LONDON (Reuters) - Citi analysts upgraded their recommendation on Europe's beleaguered banks to "overweight" within regional portfolios, citing signs of improvement in the credit cycle and loan growth as well as cheap relative valuations.
Citi acknowledged headwinds facing the sector such as pressure on profits from ultra-low interest rates, regulatory costs and potential dilution, but added it saw negative risks as being more on selective, individual banks rather than being system-wide.
European banks are trading at their cheapest relative to U.S. peers, Citi said, with stocks priced for disappointments rather than reducing risks.
The volatile trading in the shares of European banks, the biggest regional laggards in terms of year-to-date performance, has put portfolio managers in a tough spot.

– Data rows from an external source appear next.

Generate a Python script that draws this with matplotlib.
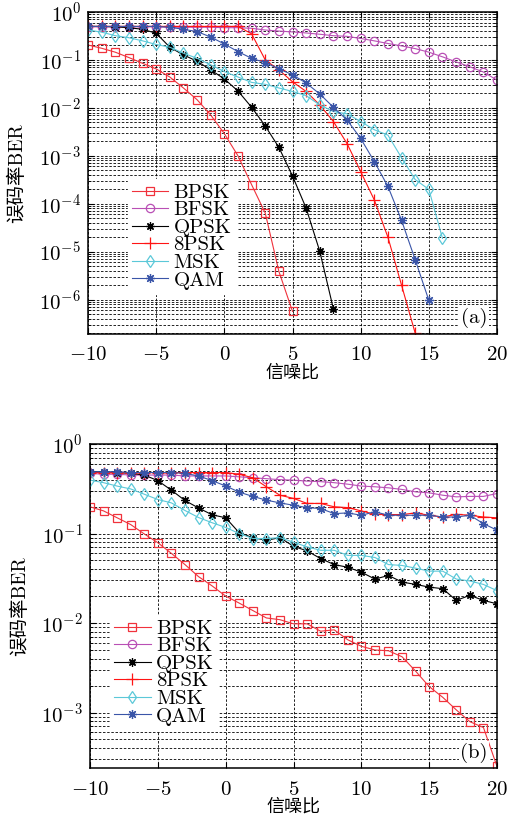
import matplotlib
matplotlib.use('Agg')
import matplotlib.pyplot as plt
from matplotlib.ticker import LogLocator, NullFormatter

# fonts: Computer Modern for latin/numbers, Noto CJK for the chinese labels
plt.rcParams['font.family'] = ['cmr10', 'Noto Sans CJK SC']
plt.rcParams['mathtext.fontset'] = 'cm'
plt.rcParams['axes.formatter.use_mathtext'] = True
plt.rcParams['font.size'] = 15

snr = list(range(-10, 21))
labels = ['BPSK', 'BFSK', 'QPSK', '8PSK', 'MSK', 'QAM']

# ---- panel (a) ----
bpsk_a = [0.205, 0.175, 0.145, 0.112, 0.085, 0.065, 0.044, 0.026, 0.0148, 0.0071,
          0.0029, 0.001, 2.5e-4, 6.4e-5, 3.9e-6, 5.7e-7]
bfsk_a = [0.49, 0.49, 0.49, 0.49, 0.49, 0.49, 0.48, 0.48, 0.48, 0.48, 0.47, 0.47,
          0.457, 0.42, 0.40, 0.383, 0.365, 0.343, 0.32, 0.31, 0.28, 0.25, 0.22,
          0.196, 0.172, 0.145, 0.116, 0.091, 0.072, 0.056, 0.038]
qpsk_a = [0.5, 0.5, 0.49, 0.47, 0.435, 0.36, 0.184, 0.127, 0.094, 0.062, 0.04,
          0.0225, 0.0103, 0.0042, 0.0015, 3.8e-4, 8.1e-5, 1.02e-5, 6.4e-7]
psk8_a = [0.5, 0.5, 0.5, 0.5, 0.5, 0.5, 0.5, 0.5, 0.5, 0.5, 0.5, 0.5, 0.35, 0.1,
          0.062, 0.035, 0.022, 0.0115, 0.0052, 0.0018, 4.7e-4, 1.2e-4, 2.0e-5,
          2.0e-6, 2.0e-7]
msk_a = [0.42, 0.38, 0.32, 0.29, 0.25, 0.21, 0.184, 0.138, 0.108, 0.079, 0.057,
         0.044, 0.034, 0.031, 0.026, 0.022, 0.018, 0.0115, 0.0084, 0.0075, 0.0052,
         0.0035, 0.0027, 9.1e-4, 3.2e-4, 2.0e-4, 1.9e-5]
qam_a = [0.5, 0.5, 0.5, 0.5, 0.5, 0.5, 0.48, 0.435, 0.39, 0.30, 0.215, 0.149,
         0.108, 0.088, 0.065, 0.049, 0.033, 0.0195, 0.0103, 0.0056, 0.0023,
         7.6e-4, 2.3e-4, 4.5e-5, 6.8e-6, 9.7e-7]

# ---- panel (b) ----
bpsk_b = [0.199, 0.179, 0.15, 0.126, 0.099, 0.079, 0.060, 0.045, 0.033, 0.026,
          0.020, 0.0167, 0.0138, 0.0114, 0.0109, 0.0098, 0.0098, 0.0081, 0.0084,
          0.0065, 0.0055, 0.0050, 0.0049, 0.0042, 0.0029, 0.00195, 0.00148,
          0.00107, 7.9e-4, 6.8e-4, 2.5e-4]
bfsk_b = [0.47, 0.46, 0.46, 0.45, 0.45, 0.45, 0.45, 0.44, 0.44, 0.44, 0.44, 0.43,
          0.42, 0.41, 0.40, 0.395, 0.385, 0.38, 0.37, 0.356, 0.339, 0.333, 0.324,
          0.311, 0.292, 0.285, 0.268, 0.257, 0.26, 0.26, 0.28]
qpsk_b = [0.49, 0.49, 0.48, 0.47, 0.45, 0.39, 0.305, 0.234, 0.193, 0.162, 0.150,
          0.102, 0.090, 0.084, 0.090, 0.072, 0.064, 0.0525, 0.045, 0.042, 0.037,
          0.031, 0.034, 0.0287, 0.027, 0.0252, 0.0242, 0.0179, 0.0204, 0.0179, 0.0164]
psk8_b = [0.48, 0.48, 0.48, 0.48, 0.48, 0.48, 0.48, 0.48, 0.48, 0.48, 0.48, 0.46,
          0.42, 0.333, 0.268, 0.247, 0.217, 0.217, 0.199, 0.195, 0.179, 0.164,
          0.163, 0.163, 0.170, 0.160, 0.153, 0.164, 0.160, 0.153, 0.150]
msk_b = [0.395, 0.37, 0.339, 0.315, 0.275, 0.24, 0.22, 0.181, 0.151, 0.132, 0.117,
         0.10, 0.088, 0.088, 0.090, 0.080, 0.071, 0.065, 0.065, 0.057, 0.057, 0.054,
         0.045, 0.044, 0.041, 0.038, 0.038, 0.031, 0.0295, 0.027, 0.023]
qam_b = [0.49, 0.49, 0.49, 0.48, 0.48, 0.48, 0.48, 0.47, 0.44, 0.39, 0.34, 0.29,
         0.26, 0.236, 0.22, 0.207, 0.195, 0.19, 0.167, 0.17, 0.160, 0.175, 0.160,
         0.160, 0.16, 0.16, 0.153, 0.153, 0.16, 0.129, 0.109]

# styles (color, marker, markersize) in legend order
styles = [('#F0323C', 's', 6),
          ('#B94FB5', 'o', 6),
          ('black', (8, 2, 0), 6),
          ('#FF1414', '+', 8),
          ('#5BC8D8', 'd', 6.5),
          ('#3A55A8', (8, 2, 0), 6.5)]


def draw(ax, series, ylim, tag, tag_pos, leg_anchor):
    for vals, lab, (col, mk, ms) in zip(series, labels, styles):
        ax.plot(snr[:len(vals)], vals, color=col, marker=mk, ms=ms, lw=0.8,
                mfc='none', mec=col, mew=0.9, label=lab)
    ax.set_yscale('log')
    ax.set_xlim(-10, 20)
    ax.set_ylim(*ylim)
    ax.set_xticks([-10, -5, 0, 5, 10, 15, 20])
    ax.yaxis.set_major_locator(LogLocator(base=10, numticks=20))
    ax.yaxis.set_minor_locator(LogLocator(base=10, subs=range(2, 10), numticks=20))
    ax.yaxis.set_minor_formatter(NullFormatter())
    ax.grid(True, which='major', ls=(0, (3, 2)), color='black', lw=0.6)
    ax.grid(True, which='minor', axis='y', ls=(0, (3, 2)), color='black', lw=0.6)
    ax.tick_params(which='both', direction='in', top=True, right=True)
    ax.tick_params(which='major', length=4)
    ax.tick_params(which='minor', length=2)
    ax.tick_params(axis='x', pad=9)
    ax.tick_params(axis='y', pad=5)
    for sp in ax.spines.values():
        sp.set_linewidth(1.1)
    ax.set_xlabel('信噪比', fontsize=13, labelpad=0)
    ax.set_ylabel('误码率BER', fontsize=14, labelpad=9)
    leg = ax.legend(loc='upper left', bbox_to_anchor=leg_anchor, borderaxespad=0,
                    handlelength=1.75, handletextpad=0.25, labelspacing=-0.05,
                    borderpad=0.2, fancybox=False, framealpha=1, fontsize=15)
    leg.get_frame().set_edgecolor('white')
    ax.text(tag_pos[0], tag_pos[1], tag, transform=ax.transAxes, ha='center',
            va='center', fontsize=15,
            bbox=dict(facecolor='white', edgecolor='none', pad=1))


fig = plt.figure(figsize=(5.07, 8.14), dpi=100)
ax1 = fig.add_axes([0.1736, 0.5897, 0.8067, 0.3956])
ax2 = fig.add_axes([0.1775, 0.0565, 0.8028, 0.398])

draw(ax1, [bpsk_a, bfsk_a, qpsk_a, psk8_a, msk_a, qam_a], (1.93e-7, 1), '(a)',
     (0.944, 0.05), (0.097, 0.481))
draw(ax2, [bpsk_b, bfsk_b, qpsk_b, psk8_b, msk_b, qam_b], (2.4e-4, 1), '(b)',
     (0.943, 0.048), (0.049, 0.472))

fig.savefig('out.png', dpi=100)
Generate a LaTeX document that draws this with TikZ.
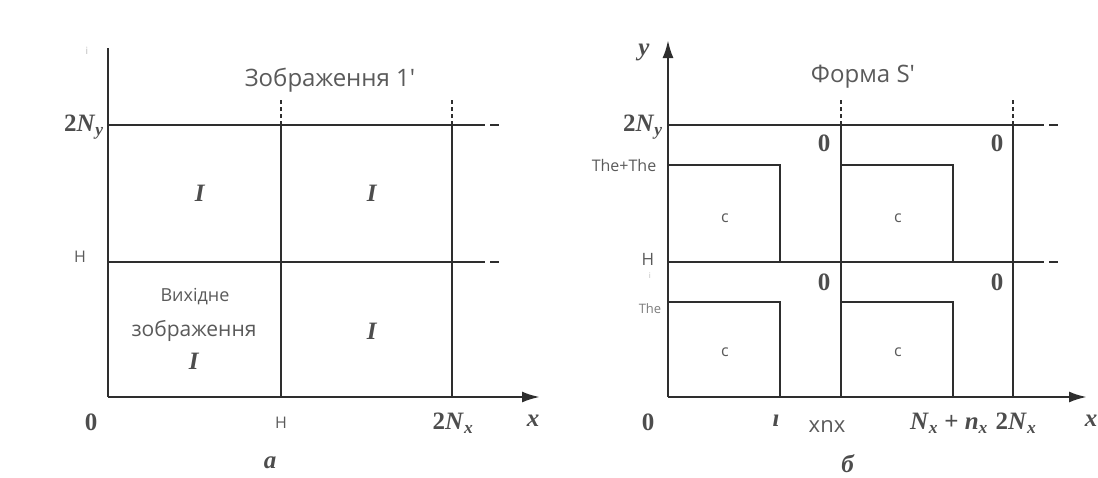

"European banks have been the lightning rod for all post-GFC (global financial crisis) macro risk," said Citi analysts in a note to clients, referring to the post-Lehman bankruptcy period in financial markets that has been punctuated by a slew of risk-off events in Europe from a sovereign debt crisis to more recently the potential fallout of the UK leaving the European Union.
In their analysis across 285 global sector and regional combinations, European banks are among the worst performing over the past decade, Citi said, adding that buying them would be the world's biggest contrarian trade.
The STOXX Europe 600 banking index (SX7P) was up 0.8 percent on Thursday, but remains down by around 20 percent since the start of 2016.